Entries taken from a collection:
——
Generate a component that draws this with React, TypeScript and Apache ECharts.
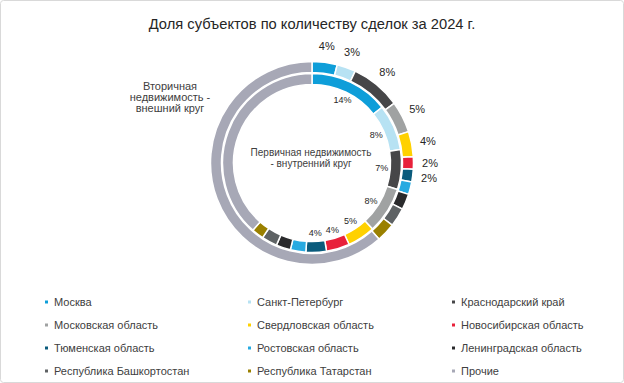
import React, { useEffect, useRef } from "react";
import * as echarts from "echarts";

const TITLE = "Доля субъектов по количеству сделок за 2024 г.";
const CATEGORIES = [
  "Москва",
  "Санкт-Петербург",
  "Краснодарский край",
  "Московская область",
  "Свердловская область",
  "Новосибирская область",
  "Тюменская область",
  "Ростовская область",
  "Ленинградская область",
  "Республика Башкортостан",
  "Республика Татарстан",
  "Прочие",
];
// Secondary market (outer ring), %
const SECONDARY = [4, 3, 8, 5, 4, 2, 2, 2, 2.5, 3, 3, 61.5];
// Primary market (inner ring), %
const PRIMARY = [14.3, 8.3, 7.2, 8.4, 5, 4.2, 3.7, 2.8, 2.6, 2.8, 2.2, 38.5];
const LABELED_COUNT = 7;
const COLORS = [
  "#0e9ed9",
  "#b7e2f3",
  "#464648",
  "#a0a2a2",
  "#ffd100",
  "#e8213a",
  "#0a5b7c",
  "#27aae1",
  "#2a2a2c",
  "#5e6264",
  "#9a8000",
  "#a7a8b6",
];
const LEGEND_COLUMNS = [
  [CATEGORIES[0], CATEGORIES[3], CATEGORIES[6], CATEGORIES[9]],
  [CATEGORIES[1], CATEGORIES[4], CATEGORIES[7], CATEGORIES[10]],
  [CATEGORIES[2], CATEGORIES[5], CATEGORIES[8], CATEGORIES[11]],
];
const OUTER_NOTE = "Вторичная\nнедвижимость -\nвнешний круг";
const INNER_NOTE = "Первичная недвижимость\n- внутренний круг";

const FONT = "'Liberation Sans', Arial, sans-serif";
const CENTER = [312, 163];

export default function App() {
  const ref = useRef<HTMLDivElement>(null);
  useEffect(() => {
    if (!ref.current) return;
    const chart = echarts.init(ref.current, null, { renderer: "svg" });
    const mk = (vals: number[]) =>
      CATEGORIES.map((name, i) => ({
        name,
        value: vals[i],
        itemStyle: { color: COLORS[i] },
      }));
    const ghost = (vals: number[]) =>
      CATEGORIES.map((name, i) => ({
        name,
        value: vals[i],
        itemStyle: { color: "rgba(0,0,0,0)" },
      }));
    const labelFmt = (p: any) =>
      p.dataIndex < LABELED_COUNT ? Math.round(p.value) + "%" : "";
    const ringCommon = {
      type: "pie",
      center: CENTER,
      startAngle: 90,
      clockwise: true,
      silent: true,
      legendHoverLink: false,
      label: { show: false },
      labelLine: { show: false },
      emphasis: { disabled: true },
      itemStyle: { borderColor: "#ffffff", borderWidth: 1.5 },
    };
    chart.setOption({
      animation: false,
      textStyle: { fontFamily: FONT },
      title: {
        text: TITLE,
        left: "center",
        top: 11,
        textStyle: {
          fontSize: 14.7,
          fontWeight: "normal",
          color: "#262626",
          fontFamily: FONT,
        },
      },
      legend: LEGEND_COLUMNS.map((col, k) => ({
        data: col,
        orient: "vertical",
        left: [38, 241, 445][k],
        top: 290,
        icon: "rect",
        itemWidth: 5,
        itemHeight: 5,
        itemGap: 9,
        selectedMode: false,
        textStyle: {
          fontSize: 11,
          color: "#404040",
          fontFamily: FONT,
          lineHeight: 14,
        },
      })),
      graphic: [
        {
          type: "rect",
          shape: { x: 0.5, y: 0.5, width: 623, height: 382, r: 3 },
          style: { fill: "none", stroke: "#d9d9d9", lineWidth: 1 },
          silent: true,
        },
        {
          type: "text",
          x: 170,
          y: 97,
          style: {
            text: OUTER_NOTE,
            fontSize: 11,
            lineHeight: 11,
            fontFamily: FONT,
            fill: "#404040",
            align: "center",
            verticalAlign: "middle",
          },
          silent: true,
        },
        {
          type: "text",
          x: 311,
          y: 158,
          style: {
            text: INNER_NOTE,
            fontSize: 10,
            lineHeight: 11,
            fontFamily: FONT,
            fill: "#404040",
            align: "center",
            verticalAlign: "middle",
          },
          silent: true,
        },
      ],
      series: [
        { ...ringCommon, name: "Вторичная", radius: [90.5, 101.5], data: mk(SECONDARY) },
        { ...ringCommon, name: "Первичная", radius: [78.5, 89.5], data: mk(PRIMARY) },
        {
          ...ringCommon,
          name: "labels-outer",
          radius: [106, 124],
          itemStyle: { borderWidth: 0 },
          data: ghost(SECONDARY),
          label: {
            show: true,
            position: "inside",
            formatter: labelFmt,
            fontSize: 11,
            color: "#262626",
            fontFamily: FONT,
          },
        },
        {
          ...ringCommon,
          name: "labels-inner",
          radius: [58, 76],
          itemStyle: { borderWidth: 0 },
          data: ghost(PRIMARY),
          label: {
            show: true,
            position: "inside",
            formatter: labelFmt,
            fontSize: 9,
            color: "#262626",
            fontFamily: FONT,
          },
        },
      ],
    });
    return () => chart.dispose();
  }, []);
  return (
    <div
      ref={ref}
      style={{ position: "fixed", left: 0, top: 0, width: 624, height: 383, background: "#fff" }}
    />
  );
}
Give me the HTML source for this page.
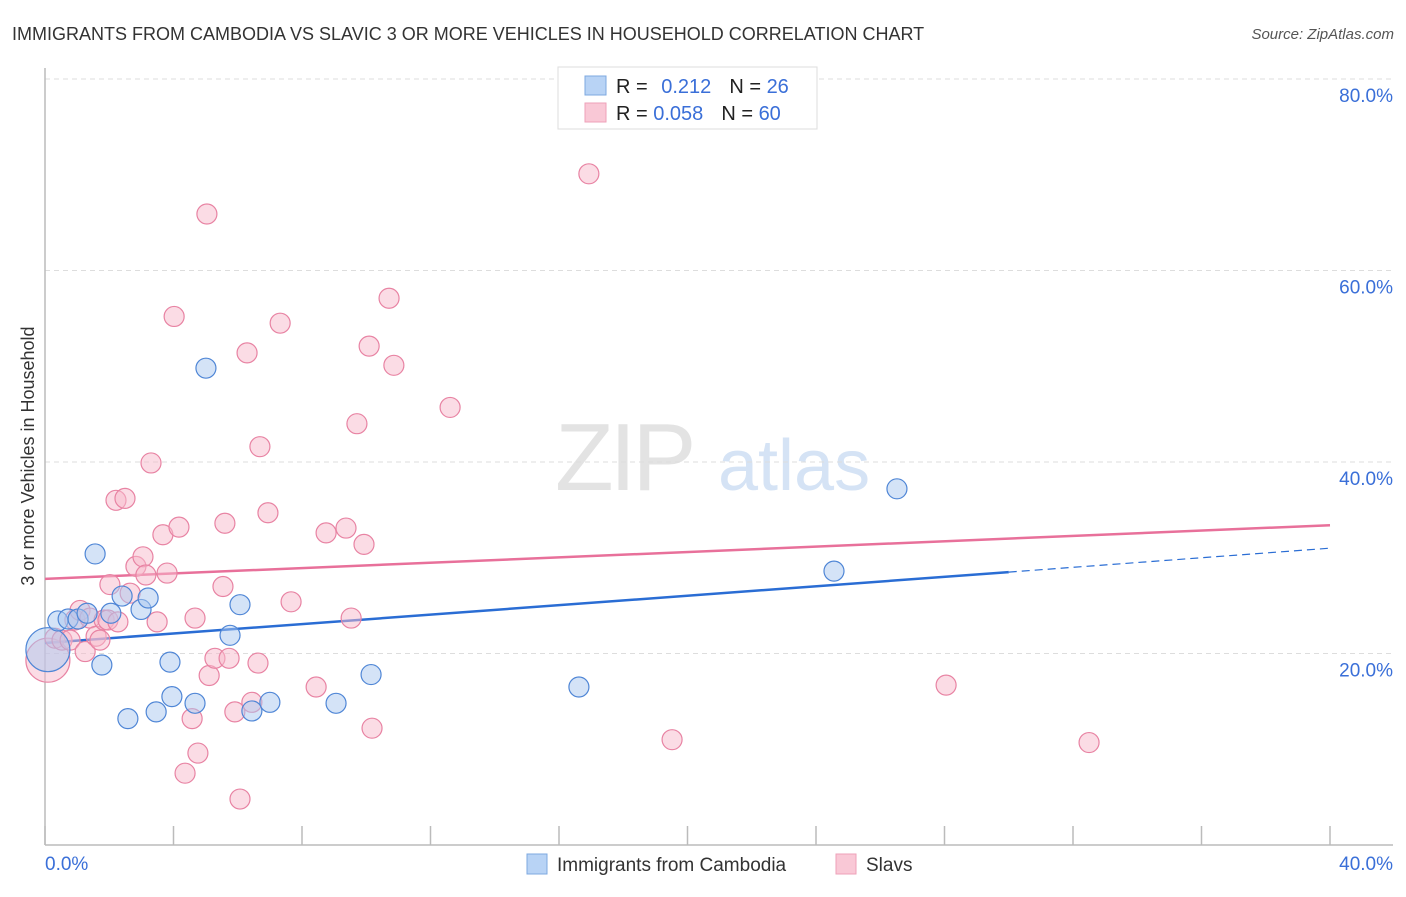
——
Extract the lines exactly, please: the first line of the listing, the line with "import * as", and every line between them, but no pictures.

Answer to the task >>
Generate a component that draws this with React, TypeScript and Apache ECharts.
import React, { useEffect, useRef } from "react";
import * as echarts from "echarts";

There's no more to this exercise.